November 19, 2018
Growing up in the 50’s and 60’s, my dad was the most important example I had in my life to help me become a man. My dad was a World War II veteran. He joined the army during WWII and went off to boot camp before being sent to France. His service took him through France, Austria, and Germany until the war ended and he came home. He was a very typical man in the era in which he lived. He was the hard working head of the family who took his spiritual leadership role very seriously. My memories of him center around our family and his work. It seemed to me he was always working as he was a piano technician during the day and on the weekends and some evenings, he was the choir director at our church. I also remember his devotion to our family, his faithfulness and love for my mom, and the good times we had traveling, especially at the holidays and summer vacation. My dad passed away when he was about the age I am now. He was part of the “Greatest Generation.”
As a Baby Boomer, I grew up in a different world than my dad. In my lifetime, the hard working anchor of the family unit and spiritual leader of the home began to be replaced in America by the stereotype of the Macho man, the good ole boy, and the power broker. Baby Boomers pursued the American Dream and the goals were to be successful enough to give his family a home, comfortable lifestyle and a college education for the kids, even if they weren’t present to see their children grow up. Baby boomers believed that men aren’t supposed to cry and show emotion no matter what, and considered it an insult if their wife had to work to help support the family.
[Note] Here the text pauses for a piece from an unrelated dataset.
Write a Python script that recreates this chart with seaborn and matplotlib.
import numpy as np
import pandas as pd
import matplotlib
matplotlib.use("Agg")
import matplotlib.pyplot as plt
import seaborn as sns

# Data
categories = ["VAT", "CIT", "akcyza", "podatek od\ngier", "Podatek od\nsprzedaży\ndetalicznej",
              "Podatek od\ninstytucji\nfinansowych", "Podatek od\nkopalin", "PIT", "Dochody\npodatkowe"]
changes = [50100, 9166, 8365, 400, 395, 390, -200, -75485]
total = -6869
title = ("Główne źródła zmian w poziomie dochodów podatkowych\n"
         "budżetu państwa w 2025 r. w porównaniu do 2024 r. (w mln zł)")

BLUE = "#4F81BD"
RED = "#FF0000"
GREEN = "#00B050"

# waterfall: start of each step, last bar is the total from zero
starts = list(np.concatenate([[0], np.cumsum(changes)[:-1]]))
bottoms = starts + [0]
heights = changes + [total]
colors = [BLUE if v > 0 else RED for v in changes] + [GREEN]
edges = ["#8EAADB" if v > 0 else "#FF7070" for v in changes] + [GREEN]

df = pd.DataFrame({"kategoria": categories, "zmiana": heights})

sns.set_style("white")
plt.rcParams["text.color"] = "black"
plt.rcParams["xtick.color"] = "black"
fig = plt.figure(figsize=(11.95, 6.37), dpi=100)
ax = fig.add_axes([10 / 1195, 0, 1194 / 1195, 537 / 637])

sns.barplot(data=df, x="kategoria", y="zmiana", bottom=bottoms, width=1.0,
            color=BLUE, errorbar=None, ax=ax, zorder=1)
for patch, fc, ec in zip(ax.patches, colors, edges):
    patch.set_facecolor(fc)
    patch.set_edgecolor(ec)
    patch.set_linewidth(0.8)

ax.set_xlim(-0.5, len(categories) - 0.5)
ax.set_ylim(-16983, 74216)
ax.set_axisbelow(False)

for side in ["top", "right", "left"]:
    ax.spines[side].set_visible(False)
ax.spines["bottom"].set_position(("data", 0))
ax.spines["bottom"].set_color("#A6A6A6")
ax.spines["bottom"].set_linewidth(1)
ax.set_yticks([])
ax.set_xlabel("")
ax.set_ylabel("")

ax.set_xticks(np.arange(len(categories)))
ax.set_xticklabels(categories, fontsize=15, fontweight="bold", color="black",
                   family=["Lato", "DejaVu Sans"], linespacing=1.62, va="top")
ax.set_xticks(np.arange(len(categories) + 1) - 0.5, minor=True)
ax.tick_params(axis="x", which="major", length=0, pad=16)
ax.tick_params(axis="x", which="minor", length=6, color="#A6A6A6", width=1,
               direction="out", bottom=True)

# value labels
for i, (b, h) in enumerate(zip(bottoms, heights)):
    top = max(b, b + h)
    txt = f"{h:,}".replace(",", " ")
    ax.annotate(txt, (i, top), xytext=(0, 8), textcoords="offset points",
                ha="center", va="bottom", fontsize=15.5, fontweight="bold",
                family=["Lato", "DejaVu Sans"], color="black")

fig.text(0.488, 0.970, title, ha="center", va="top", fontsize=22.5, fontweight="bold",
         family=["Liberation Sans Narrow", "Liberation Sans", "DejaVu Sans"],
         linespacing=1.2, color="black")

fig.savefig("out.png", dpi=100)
Fast forward to the 21st Century where there is a whole new list of male images that dominate societal thinking. Today there is a little bit of everything, as we have stay at home dads, involved dads, single dads, two dads, the emotional man, the happily married man, and more. There is a mix of ideas about the role of a man in our society. Today’s man is more hands on with his family than the previous generations, more comfortable with a spouse who is more successful in business than he is, and wants to be with his children more, and most young men today don’t consider showing emotion a sign of weakness.
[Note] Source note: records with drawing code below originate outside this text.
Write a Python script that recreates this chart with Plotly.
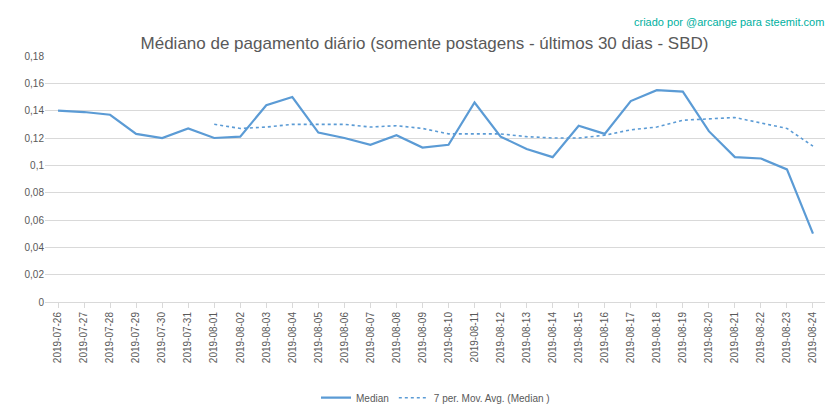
import plotly.graph_objects as go

dates = ["2019-07-26","2019-07-27","2019-07-28","2019-07-29","2019-07-30","2019-07-31",
         "2019-08-01","2019-08-02","2019-08-03","2019-08-04","2019-08-05","2019-08-06",
         "2019-08-07","2019-08-08","2019-08-09","2019-08-10","2019-08-11","2019-08-12",
         "2019-08-13","2019-08-14","2019-08-15","2019-08-16","2019-08-17","2019-08-18",
         "2019-08-19","2019-08-20","2019-08-21","2019-08-22","2019-08-23","2019-08-24"]
median = [0.140,0.139,0.137,0.123,0.120,0.127,0.120,0.121,0.144,0.150,0.124,0.120,
          0.115,0.122,0.113,0.115,0.146,0.121,0.112,0.106,0.129,0.123,0.147,0.155,
          0.154,0.125,0.106,0.105,0.097,0.050]
mov_avg = [None]*6 + [0.130,0.127,0.128,0.130,0.130,0.130,0.128,0.129,0.127,0.123,
           0.123,0.123,0.121,0.120,0.120,0.122,0.126,0.128,0.133,0.134,0.135,0.131,0.127,0.114]
yticks = [0,0.02,0.04,0.06,0.08,0.1,0.12,0.14,0.16,0.18]
yticktext = ["0","0,02","0,04","0,06","0,08","0,1","0,12","0,14","0,16","0,18"]

c = "#5b9bd5"
fig = go.Figure()
fig.add_trace(go.Scatter(x=dates, y=median, mode="lines", name="Median",
                         line=dict(color=c, width=2.2)))
fig.add_trace(go.Scatter(x=dates, y=mov_avg, mode="lines", name="7 per. Mov. Avg. (Median )",
                         line=dict(color=c, width=1.6, dash="dot")))
fig.update_layout(
    width=833, height=416, paper_bgcolor="white", plot_bgcolor="white",
    margin=dict(l=37, r=15, t=48, b=104),
    font=dict(family="Liberation Sans, Arial", color="#595959", size=11),
    title=dict(text="Médiano de pagamento diário (somente postagens - últimos 30 dias - SBD)",
               x=0.5, xanchor="center", y=0.915, yanchor="middle",
               font=dict(size=17, color="#595959")),
    xaxis=dict(type="category", range=[-0.5, 29.5], tickangle=-90, showgrid=False, showline=True,
               linecolor="#d9d9d9", ticks="outside", tickcolor="#d9d9d9", ticklen=5,
               tickfont=dict(size=10)),
    yaxis=dict(range=[0,0.18], tickvals=yticks, ticktext=yticktext, gridcolor="#d9d9d9",
               zeroline=False, showline=False, tickfont=dict(size=10)),
    legend=dict(orientation="h", x=0.5, xanchor="center", y=-0.33, yanchor="top",
                font=dict(size=10)),
    annotations=[dict(text="criado por @arcange para steemit.com", xref="paper", yref="paper",
                      x=1.0, y=1.17, xanchor="right", yanchor="top", showarrow=False,
                      font=dict(size=11, color="#00b0a0"))],
)
fig.write_html("out.html")
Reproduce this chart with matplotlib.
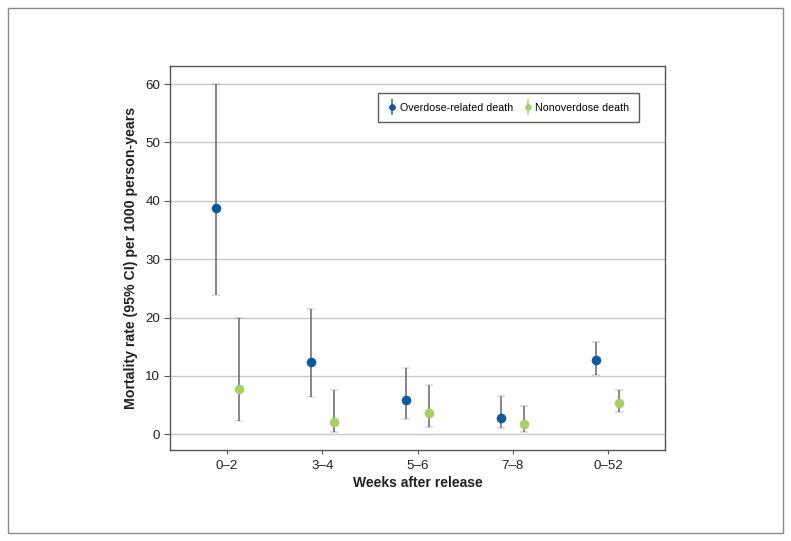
import matplotlib
matplotlib.use("Agg")
import matplotlib.pyplot as plt
import numpy as np
from matplotlib.patches import Rectangle
from matplotlib.lines import Line2D
from matplotlib.legend_handler import HandlerTuple

plt.rcParams['font.family'] = ['Liberation Sans', 'DejaVu Sans']

categories = ["0–2", "3–4", "5–6", "7–8", "0–52"]
overdose = [38.8, 12.3, 5.8, 2.8, 12.7]
overdose_lo = [23.8, 6.4, 2.6, 1.0, 10.2]
overdose_hi = [60.0, 21.5, 11.4, 6.6, 15.8]
nonoverdose = [7.8, 2.1, 3.6, 1.7, 5.4]
nonoverdose_lo = [2.2, 0.3, 1.2, 0.3, 3.8]
nonoverdose_hi = [20.0, 7.5, 8.4, 4.9, 7.5]
yticks = [0, 10, 20, 30, 40, 50, 60]

blue = "#0a5a9c"
green = "#a9cf62"

fig = plt.figure(figsize=(7.91, 5.41), dpi=100)
fig.patches.append(Rectangle((8/791, 8/541), 775/791, 525/541, transform=fig.transFigure,
                             fill=False, edgecolor="#8a8a8a", linewidth=1.0))
ax = fig.add_axes([170/791, (541-450)/541, 495/791, 384/541])

x = np.arange(len(categories))
off = 0.12
handles = []
labels = []
for vals, lo, hi, col, dx, lab in [(overdose, overdose_lo, overdose_hi, blue, -off, "Overdose-related death"),
                                   (nonoverdose, nonoverdose_lo, nonoverdose_hi, green, off, "Nonoverdose death")]:
    v = np.array(vals); l = np.array(lo); h = np.array(hi)
    cont = ax.errorbar(x + dx, v, yerr=[v - l, h - v], fmt='o', color=col, ms=6.6, mew=0.3,
                       ecolor="#666666", elinewidth=1.1, capsize=3.0, capthick=1.2, zorder=3)
    for cl in cont[1]:
        cl.set_color("#333333")
    handles.append((Line2D([], [], marker='|', ms=12, mew=1.2, color=col, alpha=0.8, linestyle='none'),
                    Line2D([], [], marker='o', ms=4.8, mew=0, color=col, linestyle='none')))
    labels.append(lab)

ax.set_xlim(-0.6, 4.6)
ax.set_ylim(-2.7, 63.1)
ax.set_yticks(yticks)
ax.set_xticks(x)
ax.set_xticklabels(categories)
ax.tick_params(axis='x', length=3, labelsize=9.6, pad=4, colors="#555555", labelcolor="#222222")
ax.tick_params(axis='y', length=4, labelsize=9.6, pad=3, colors="#555555", labelcolor="#222222")
ax.grid(axis='y', color="#c8c8c8", linewidth=1.0)
ax.set_axisbelow(True)
for s in ax.spines.values():
    s.set_color("#555555")
    s.set_linewidth(1.0)
ax.set_xlabel("Weeks after release", fontsize=10, fontweight='bold', labelpad=3, color="#222222")
ax.set_ylabel("Mortality rate (95% CI) per 1000 person-years", fontsize=10.2, fontweight='bold',
              labelpad=5, color="#222222")

leg = ax.legend(handles, labels, handler_map={tuple: HandlerTuple(ndivide=1)},
                loc='upper right', bbox_to_anchor=((639-170)/495, (450-93)/384), borderaxespad=0,
                ncol=2, fontsize=7.7, frameon=True, fancybox=False, edgecolor="#333333",
                handletextpad=0.3, columnspacing=1.0, borderpad=0.9, handlelength=0.8)
leg.get_frame().set_linewidth(1.0)

fig.savefig("out.png", dpi=100)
In his book, What is a Man? Dr. Joaquin Molina, pastor of Spring of Life Fellowship Church here in Miami, talks about being a “real” man, as defined by the Bible. Dr. Molina said, “To become a true man is prerequisite to fulfilling God’s call for every male. But each man can be disqualified or terminated from his vocation (divine call) the moment he refuses to grow up and mature. Any man who attempts triumph in this life without following God’s true plan is pursuing a fantasy, from which he will be rudely awakened, sooner or later, to face the reality of having fallen utterly short of his true noble and significant glory. Outside of this framework, any prosperity achieved is only temporary and without any long term satisfaction and fulfillment.” I agree wholeheartedly with Dr. Molina.
I believe that to find an example of a true man, we need look no further than the life of Jesus, who came to this earth to do the will of the Father. He was a true example of what a mature man should look like. Jesus example teaches us that a godly man is filled with the Holy Spirit, completely dependent on the Father, and fully obedient to the will of God the Father. The Jesus that is often portrayed in pictures and even movies as effeminate and long haired, is not the Jesus of the Bible. In the Bible Jesus is a masculine man who wasn’t afraid to work or to overturn the tables of money changers in the Temple. At the same time, he was deeply compassionate to the poor, the sick, and the lost. In a time when men did not respect women, Jesus example was to respect all women and treat them with honor. Jesus also loved children and wasn’t afraid to take time to listen to them and answer their questions. Because Jesus was a man, he also experienced temptation to sin, but resisted every temptation that confronted him. Jesus is truly an example of a man for all times, including the present era that we live in.
Paul described a godly man in I Timothy 3:2-4,7, “…. he must be above reproach, the husband of but one wife, temperate, self-controlled, respectable, hospitable, able to teach, not given to drunkenness, not violent but gentle, not quarrelsome, not a lover of money. He must manage his own family well. He must also have a good reputation with outsiders, so that he will not fall into disgrace and into the devil’s trap” Paul also said that a man was someone who had matured. “When I was a child I spoke as a child, and spoke and reasoned as a child. But when I grew up, I put away childish things.”
The challenge for men today, in a world rampant with temptation and distractions, is to model their lives after the perfect example of manhood, Jesus Christ. We need godly men who are humble and thankful for all that God has done for them. We need men who do not seek the approval of society, but approval from God.